No psilocybin ban in WashCo after board rejects ordinance
Washington County will not be implementing a temporary ban on psilocybin treatment facilities, as was being weighed by the Board of Commissioners over the past month.
The ban on facilities that treat patients with psilocybin — a psychoactive compound that occurs naturally in certain fungi, often known colloquially as "magic mushrooms" — would have been for up to two years, though voters would have had to approve it on the November ballot for it to go into effect.
An ordinance referring the question to voters failed 3-2 during the board's meeting on Tuesday, Aug. 2.
Commissioners Kathryn Harrington, Pam Treece and Nafisa Fai voted against the ordinance, with Commissioners Jerry Willey and Roy Rogers in favor.
The board shot down the ban against the recommendation of county staff, who said they need more time to configure county rules and policies related to psilocybin facilities.
Oregon voters approved Ballot Measure 109 in 2020, which legalized psilocybin for therapeutic uses, and Washington County voters passed it with even more resounding approval than the statewide figures.
County staff noted that the Oregon Health Authority rules pertaining to Measure 109 aren't due until August or September of this year, allowing just a few months to change the county's codes to address applications for these kinds of treatment facilities.
"I feel it's important to get this right, and I feel we need opportunity for our staff to get this right," said Commissioner Willey. "I think it behooves us.
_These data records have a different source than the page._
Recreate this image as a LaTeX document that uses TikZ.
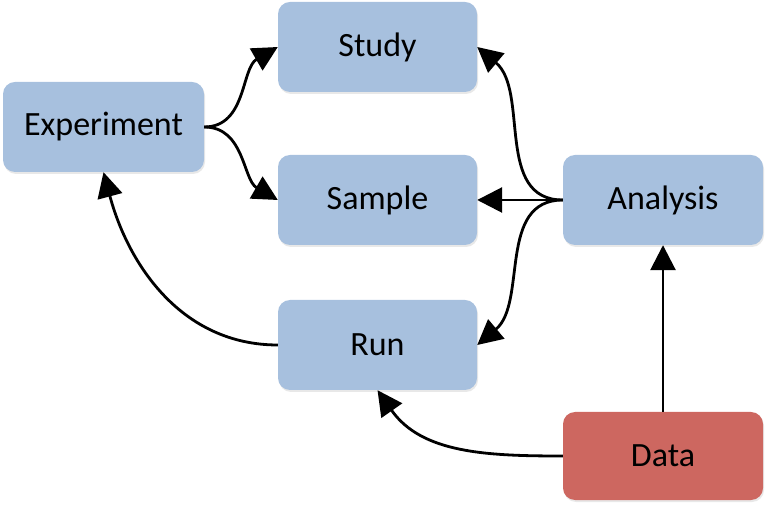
\documentclass[tikz,border=0pt]{standalone}
\usepackage{fontspec}
\setmainfont{Carlito}
\usetikzlibrary{arrows.meta,shadows}
\definecolor{boxblue}{RGB}{167,192,222}
\definecolor{boxred}{RGB}{205,103,96}
\begin{document}
\begin{tikzpicture}[x=1pt,y=1pt,
  box/.style={rounded corners=12pt, minimum width=199pt, minimum height=90pt, inner sep=0pt,
    font=\fontsize{34}{40}\selectfont, text=black,
    drop shadow={opacity=0.18, shadow xshift=1pt, shadow yshift=-2pt}},
  bluebox/.style={box, fill=boxblue},
  redbox/.style={box, fill=boxred, minimum height=88pt},
  conn/.style={line width=2.8pt, -{Triangle[length=25pt,width=25pt]}, shorten >=0pt}]
\useasboundingbox (0,0) rectangle (767,508);
\node[bluebox] (study) at (377.5,461) {Study};
\node[bluebox, minimum width=201pt] (exp) at (103.5,381) {Experiment};
\node[bluebox] (sample) at (377.5,308) {Sample};
\node[bluebox, minimum width=200pt] (analysis) at (663,308) {Analysis};
\node[bluebox] (run) at (377.5,163) {Run};
\node[redbox, minimum width=200pt] (data) at (663,52) {Data};
\draw[conn] (exp.east) to[out=0,in=210] (study.west);
\draw[conn] (exp.east) to[out=0,in=150] (sample.west);
\draw[conn] (analysis.west) to[out=180,in=-40] (study.east);
\draw[conn] (analysis.west) -- (sample.east);
\draw[conn] (analysis.west) to[out=180,in=40] (run.east);
\draw[conn] (data.north) -- (analysis.south);
\draw[conn] (data.west) to[out=180,in=-55] (run.south);
\draw[conn] (run.west) to[out=180,in=-75] (exp.south);
\end{tikzpicture}
\end{document}
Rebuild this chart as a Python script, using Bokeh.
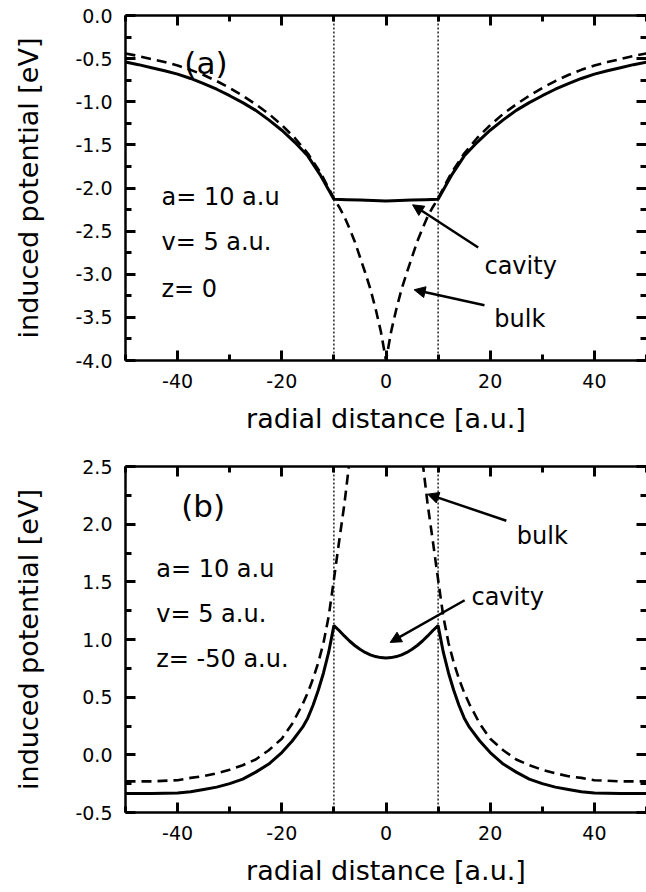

But the flip side of this is that if we put this out to voters and they say no, we're still in the position of giving out licenses come January 1. We're still giving them that option."
In previous discussions on the topic, Willey and some members of staff noted that the ban would expire after two years, and that the commissioners could lift the ban through a motion earlier than that if they wanted to.
But other commissioners felt that the negatives of delaying mental health resources outweighed the pressure on staff to figure out how to handle licensing, permitting and other regulations.
"If there is a motion to proceed, I will be voting no," said Harrington, who was re-elected this spring as Washington County chair. "I've had the opportunity to continue to do very easy research of the provisions as approved by the voters and covered by information available on the Oregon Health Authority's website. … (That information) made it clear to me that such siting of these facilities is not like the marijuana local siting that the previous board of commissioners went through."
There are no retail sales of psilocybin allowed under the state laws, for example. The psychoactive drug can only be used legally under professional supervision, and even then only in specially designated facilities.
The manufacturing of psilocybin products is also strictly regulated, Harrington added.
During the board's July 26 public hearing on the topic, some local mental health professionals and Washington County residents urged commissioners to forgo the proposed ban, citing the public health benefits of psilocybin treatment.
Harrington and others who voted against the ban said the therapeutic uses of psilocybin — for treatment of substance abuse disorders and some traumatic mental health responses — make the treatment facilities important enough to not delay.
"My first question when we brought this up was, 'Is this addictive?'" said Commissioner Nafisa Fai. "And since then, I've heard from a lot of advocates in the community who talked about those who have benefited from this kind of treatment."